Светлый фон

7

Андреев нагнал свой полк через месяц уже в окрестностях Лоймолы. Ушибы и ссадины прошли через пару недель, и на больничной койке его удерживала лишь полученная контузия, оказавшаяся легкой. Вспоминая свои ощущения на Зубце и видя удивленные лица врачей, которые лишь цокали языком, когда слушали историю его ранения, Сашка понимал, что случилось по меньшей мере чудо. Прав был Петрин, пусть земля ему будет пухом, когда сказал, что он в рубашке родился. Теперь о случившемся напоминала лишь вторая алая полоска, медаль «За отвагу» и виски, грозившие через пару месяцев стать совершенно седыми.

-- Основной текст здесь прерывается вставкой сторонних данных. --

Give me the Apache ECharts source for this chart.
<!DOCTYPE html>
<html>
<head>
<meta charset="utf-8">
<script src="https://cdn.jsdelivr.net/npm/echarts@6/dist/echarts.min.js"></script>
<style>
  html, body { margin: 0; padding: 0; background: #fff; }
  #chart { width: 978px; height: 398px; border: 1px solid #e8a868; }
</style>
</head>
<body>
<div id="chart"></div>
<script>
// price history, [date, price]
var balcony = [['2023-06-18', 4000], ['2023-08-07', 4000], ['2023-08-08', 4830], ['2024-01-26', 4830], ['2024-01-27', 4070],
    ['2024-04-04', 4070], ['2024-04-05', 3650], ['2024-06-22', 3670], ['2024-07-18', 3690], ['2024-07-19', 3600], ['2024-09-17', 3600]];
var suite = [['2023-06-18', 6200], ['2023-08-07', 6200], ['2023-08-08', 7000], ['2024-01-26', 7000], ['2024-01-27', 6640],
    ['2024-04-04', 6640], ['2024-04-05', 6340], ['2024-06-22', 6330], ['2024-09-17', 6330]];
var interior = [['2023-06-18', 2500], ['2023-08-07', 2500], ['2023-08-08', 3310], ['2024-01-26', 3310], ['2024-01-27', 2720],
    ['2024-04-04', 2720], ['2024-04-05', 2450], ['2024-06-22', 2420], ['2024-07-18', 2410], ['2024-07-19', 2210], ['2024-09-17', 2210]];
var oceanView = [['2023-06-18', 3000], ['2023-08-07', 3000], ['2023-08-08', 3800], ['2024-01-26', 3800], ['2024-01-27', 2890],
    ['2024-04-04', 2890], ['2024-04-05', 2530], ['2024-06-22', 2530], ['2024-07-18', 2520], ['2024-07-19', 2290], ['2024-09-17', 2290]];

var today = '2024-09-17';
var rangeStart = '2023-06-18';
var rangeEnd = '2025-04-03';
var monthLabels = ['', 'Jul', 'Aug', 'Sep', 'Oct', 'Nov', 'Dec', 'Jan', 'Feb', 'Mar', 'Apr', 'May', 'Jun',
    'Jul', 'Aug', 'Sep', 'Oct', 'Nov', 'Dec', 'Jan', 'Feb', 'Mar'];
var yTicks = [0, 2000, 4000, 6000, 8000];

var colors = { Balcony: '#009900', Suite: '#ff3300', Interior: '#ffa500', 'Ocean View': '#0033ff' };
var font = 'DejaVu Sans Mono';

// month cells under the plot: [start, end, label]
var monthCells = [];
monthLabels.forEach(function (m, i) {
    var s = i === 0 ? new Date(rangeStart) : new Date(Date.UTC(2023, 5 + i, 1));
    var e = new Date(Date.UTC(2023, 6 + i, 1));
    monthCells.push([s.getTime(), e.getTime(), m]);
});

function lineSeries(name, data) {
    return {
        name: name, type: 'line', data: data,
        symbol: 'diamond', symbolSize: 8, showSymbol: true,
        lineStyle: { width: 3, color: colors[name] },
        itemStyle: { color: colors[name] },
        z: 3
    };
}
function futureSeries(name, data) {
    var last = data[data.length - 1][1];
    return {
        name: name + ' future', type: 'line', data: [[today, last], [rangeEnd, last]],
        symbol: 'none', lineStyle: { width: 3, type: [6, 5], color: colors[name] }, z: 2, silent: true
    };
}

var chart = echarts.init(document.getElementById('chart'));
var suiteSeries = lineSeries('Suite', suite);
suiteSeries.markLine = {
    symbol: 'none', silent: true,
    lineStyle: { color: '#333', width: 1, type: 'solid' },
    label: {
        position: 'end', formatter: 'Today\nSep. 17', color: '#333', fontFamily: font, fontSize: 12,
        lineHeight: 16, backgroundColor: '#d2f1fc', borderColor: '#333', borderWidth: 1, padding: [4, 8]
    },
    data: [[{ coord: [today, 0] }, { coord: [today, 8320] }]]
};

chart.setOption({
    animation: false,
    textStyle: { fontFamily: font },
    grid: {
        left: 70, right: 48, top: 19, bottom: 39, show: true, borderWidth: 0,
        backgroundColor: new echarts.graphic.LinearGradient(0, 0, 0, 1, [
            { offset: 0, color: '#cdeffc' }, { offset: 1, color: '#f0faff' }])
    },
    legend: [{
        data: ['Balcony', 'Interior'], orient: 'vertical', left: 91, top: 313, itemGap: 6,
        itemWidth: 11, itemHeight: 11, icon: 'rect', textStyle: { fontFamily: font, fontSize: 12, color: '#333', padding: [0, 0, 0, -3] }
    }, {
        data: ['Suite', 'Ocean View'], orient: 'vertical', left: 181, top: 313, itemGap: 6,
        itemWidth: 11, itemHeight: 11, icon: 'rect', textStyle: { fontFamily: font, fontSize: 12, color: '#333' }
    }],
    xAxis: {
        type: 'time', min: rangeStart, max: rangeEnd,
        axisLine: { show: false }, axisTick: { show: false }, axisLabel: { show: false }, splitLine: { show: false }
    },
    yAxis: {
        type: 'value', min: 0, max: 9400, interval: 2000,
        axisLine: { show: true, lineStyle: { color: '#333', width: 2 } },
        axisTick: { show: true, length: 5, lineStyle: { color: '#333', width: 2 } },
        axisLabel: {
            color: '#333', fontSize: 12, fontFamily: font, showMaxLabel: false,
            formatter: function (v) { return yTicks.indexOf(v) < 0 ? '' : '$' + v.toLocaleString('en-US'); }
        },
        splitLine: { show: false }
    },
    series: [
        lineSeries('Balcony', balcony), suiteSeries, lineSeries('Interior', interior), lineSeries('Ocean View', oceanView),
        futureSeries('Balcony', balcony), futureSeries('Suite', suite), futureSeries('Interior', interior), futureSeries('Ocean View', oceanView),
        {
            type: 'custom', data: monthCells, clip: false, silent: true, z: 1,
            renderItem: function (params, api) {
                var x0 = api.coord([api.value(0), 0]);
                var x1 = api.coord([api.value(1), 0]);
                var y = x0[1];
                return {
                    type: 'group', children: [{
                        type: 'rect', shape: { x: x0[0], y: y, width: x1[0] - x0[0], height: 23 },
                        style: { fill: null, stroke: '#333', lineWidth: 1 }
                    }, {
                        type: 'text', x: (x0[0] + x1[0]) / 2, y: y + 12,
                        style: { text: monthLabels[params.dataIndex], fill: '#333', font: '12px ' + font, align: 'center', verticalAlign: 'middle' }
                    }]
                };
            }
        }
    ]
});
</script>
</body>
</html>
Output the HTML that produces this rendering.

Он смутно помнил последние моменты на высоте, когда его нашел Федосеич. Старшина, видимо, за каким-то чертом рванулся вперед всех и нашел-таки полуживого парня. Сашка понять не мог, чем он так «показался» старшине, но зато хорошо понимал, что обязан ему жизнью. А потом старик исчез, растворился в своем тыловом хозяйстве, так же неожиданно, как и появился, а он так и не поблагодарил его.

Именно поэтому, прибыв в расположение полка, старший лейтенант Андреев в нарушение всех приказов первым делом завернул на склад. Улыбка засветилась на лице разведчика, когда среди стеллажей он заметил знакомую фигуру, деловито копавшуюся на полках, — старшина снова «собирал ребятишек».

— Федосеич! — окликнул старшину Андреев. Тот опустил мешок, медленно, по-стариковски, развернулся и несколько секунд подслеповато щурился, разглядывая гостя.

— А, товарищ старший лейтенант, — расплываясь в ответной улыбке, узнал парня старик. — С наградой, званием и возвращением в строй тебя!

Сашка больше не мог стоять. Он бросился к старшине и сгреб его в охапку, так что тот даже охнул. Этот «ох» Андреев справедливо посчитал притворным, потому что чувствовал, что стиснул в объятьях не трухлявый пень, а по меньшей мере кряжистый дуб.

— Федосеич, родной, прости, что только теперь тебе спасибо говорю!

— Да пожалуйста, пожалуйста, токмо за что?

— То есть как? — Сашка разжал руки и непонимающе взглянул в глаза старику, пытаясь понять, шутит тот или всерьез. — Ты же мне жизнь спас! Там, на Зубце, помнишь? Я ж тогда, можно сказать, второй раз родился!

— На Зубце? — переспросил старшина и удивленно поднял брови, глядя на ошарашенного парня. — Да я дальше командирского штаба отродясь не хаживал, у кого хошь поспрошай. Путаешь ты что-то, старшой, так-то.

— Но как же… — смутился Сашка, теперь и впрямь сомневавшийся в своих воспоминаниях. — Там… тогда…

— Контузило тебя тогда, — мягко перебил его старый вояка, — так бывает, когда контузит, что было, что не было — путаешь. Да ты не унывай, старшой! Нельзя теперь тебе унывать!